Friday, February 20, 2015

Beijing: Day 1.

We didn't arrive in Beijing until about 5:30pm. When we met our guide at the airport, he let us know that he had double-checked our hotel's address and drove past it, only to discover it had been closed for renovations for months. We had trouble accessing our booking confirmations and emails because you can't use public wifi in China unless you have a Chinese phone number. Cue a couple of hours of distress and sitting in some pretty terrible Beijing peak hour traffic before everything got sorted and we got to our hotel (thankfully we booked with one that was part of a small chain of hotels), after which we promptly landed face-first into our beds.

Our first day in Beijing was spent visiting Tiananmen Square and Forbidden City. We knew it was going to be cold, but were we prepared for extraordinary wind chill and -5ÂșC temperatures that day? No, we were not.
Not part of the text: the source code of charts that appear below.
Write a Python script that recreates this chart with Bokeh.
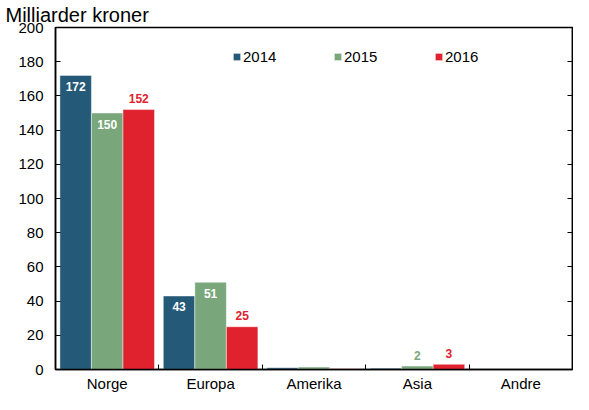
from bokeh.plotting import figure
from bokeh.models import (ColumnDataSource, LinearAxis, FixedTicker, Legend,
                          LegendItem, Range1d)
from bokeh.embed import file_html
from bokeh.resources import INLINE
from bokeh.core.properties import value

regions = ["Norge", "Europa", "Amerika", "Asia", "Andre"]
years = ["2014", "2015", "2016"]
v2014 = [172, 43, 1.0, 0.8, 0]
v2015 = [150, 51, 1.4, 2, 0]
v2016 = [152, 25, 0.4, 3, 0]
y_ticks = [0, 20, 40, 60, 80, 100, 120, 140, 160, 180, 200]
colors = ["#245a78", "#79a77b", "#e0212e"]
label_colors = ["#ffffff", "#ffffff", "#e0212e"]
small_label_colors = ["#245a78", "#79a77b", "#e0212e"]
title_text = "Milliarder kroner"

FONT = "Liberation Sans"
series = [v2014, v2015, v2016]
bar_w = 0.305
offsets = [-bar_w, 0.0, bar_w]

p = figure(width=573, height=394, output_backend="svg", toolbar_location=None,
           x_range=Range1d(0, len(regions)), y_range=Range1d(0, 200),
           min_border_left=55, min_border_right=1, min_border_top=0,
           min_border_bottom=0)
p.title.text = title_text
p.title.align = "left"
p.title.offset = -50
p.title.text_font = FONT
p.title.text_font_size = "20px"
p.title.text_font_style = "normal"
p.title.text_color = "black"
p.title.standoff = 3

p.xgrid.visible = False
p.ygrid.visible = False
p.outline_line_color = "black"
p.outline_line_width = 1.5
p.background_fill_color = "white"
p.border_fill_color = "white"

items = []
for i, (yr, vals) in enumerate(zip(years, series)):
    xs = [k + 0.5 + offsets[i] for k in range(len(regions))]
    src = ColumnDataSource(dict(x=xs, top=vals))
    r = p.vbar(x="x", top="top", width=bar_w, bottom=0, source=src,
               fill_color=colors[i], line_color="white", line_alpha=0.45,
               line_width=1)
    items.append(LegendItem(label=yr, renderers=[r]))

    # value labels
    in_x, in_y, in_t = [], [], []
    out_x, out_y, out_t = [], [], []
    for k, v in enumerate(vals):
        if v < 2:
            continue
        if i < 2 and v >= 30:
            in_x.append(xs[k]); in_y.append(v); in_t.append(str(int(round(v))))
        else:
            out_x.append(xs[k]); out_y.append(v); out_t.append(str(int(round(v))))
    if in_x:
        p.text(x=in_x, y=in_y, text=in_t, text_align="center",
               text_baseline="middle", y_offset=11, text_color=label_colors[i],
               text_font=value(FONT), text_font_size="12px",
               text_font_style="bold")
    if out_x:
        p.text(x=out_x, y=out_y, text=out_t, text_align="center",
               text_baseline="middle", y_offset=-11,
               text_color=small_label_colors[i],
               text_font=value(FONT), text_font_size="12px",
               text_font_style="bold")

# bottom axis: labels at centres, tick marks at boundaries
xa = p.xaxis[0]
xa.ticker = FixedTicker(ticks=[k + 0.5 for k in range(len(regions))],
                        minor_ticks=list(range(1, len(regions))))
xa.major_label_overrides = {k + 0.5: name for k, name in enumerate(regions)}
xa.major_tick_line_color = None
xa.major_tick_in = 0
xa.major_tick_out = 0
xa.minor_tick_in = 5
xa.minor_tick_out = 0
xa.minor_tick_line_color = "black"
xa.minor_tick_line_width = 1
xa.axis_line_color = "black"
xa.axis_line_width = 1.5
xa.major_label_text_font = FONT
xa.major_label_text_font_size = "15px"
xa.major_label_text_color = "black"
xa.major_label_standoff = 5

ya = p.yaxis[0]
ya.ticker = FixedTicker(ticks=y_ticks)
ya.major_tick_in = 5
ya.major_tick_out = 0
ya.minor_tick_line_color = None
ya.axis_line_width = 1.5
ya.axis_line_color = "black"
ya.major_label_text_font = FONT
ya.major_label_text_font_size = "15px"
ya.major_label_text_color = "black"
ya.major_label_standoff = 12

ra = LinearAxis(ticker=FixedTicker(ticks=y_ticks))
ra.major_label_overrides = {t: "" for t in y_ticks}
ra.major_tick_in = 5
ra.major_tick_out = 0
ra.minor_tick_line_color = None
ra.axis_line_width = 1.5
ra.major_label_standoff = 0
p.add_layout(ra, "right")

legend = Legend(items=items, orientation="horizontal", location=(177, 304),
                glyph_width=9, glyph_height=9, label_standoff=2,
                label_width=90, spacing=0, padding=0, margin=0,
                border_line_color=None, background_fill_alpha=0,
                label_text_font=FONT, label_text_font_size="15px",
                label_text_color="black", label_height=18)
p.add_layout(legend, "center")

open("out.html", "w").write(file_html(p, INLINE))
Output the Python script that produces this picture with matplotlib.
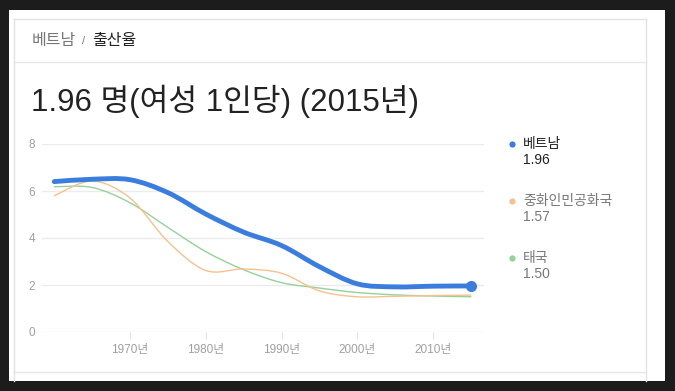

It was extremely hard to appreciate Tiananmen Square when there was nothing around us to block the wind, and some of us (myself included) thought we'd be fine without thermals, a beanie, gloves and every possible thing you might need for actual winter—and winter had only just begun in Beijing, with a little snow happening the week before we arrived.

Of all the places in the world I want to visit, China was never high on my list (our parents planned this trip). Now that I've been, I think I'd really like to go back and stay for longer than 4 days, spending a little more time at each site without having to rush.

One of my favourite things about China was not only their beautifully detailed architecture, but the incredible preservation and respect shown for their own culture and history. It is so easy to imagine the emperors and empresses walking around their palaces because all the historical sites have been so well taken care of, instead of simply being torn down to make way for yet another skyscraper. I wish I could explain the symbolism behind everything in my photos below, but everything is so detailed, intertwined and intricate I'd be here for hours (and well, the Internet will do a better job than I ever could).

We ended our day at the Chaoyang Theatre. We were completely enamoured by their performances, and if you ever visit Beijing I'd highly recommend you see it especially if you're not even sure you like acrobatics, gymnastics or the performing arts—pretty sure you'll change your mind.

These ancient trees in The Imperial Garden of the Forbidden City are hundreds of years old.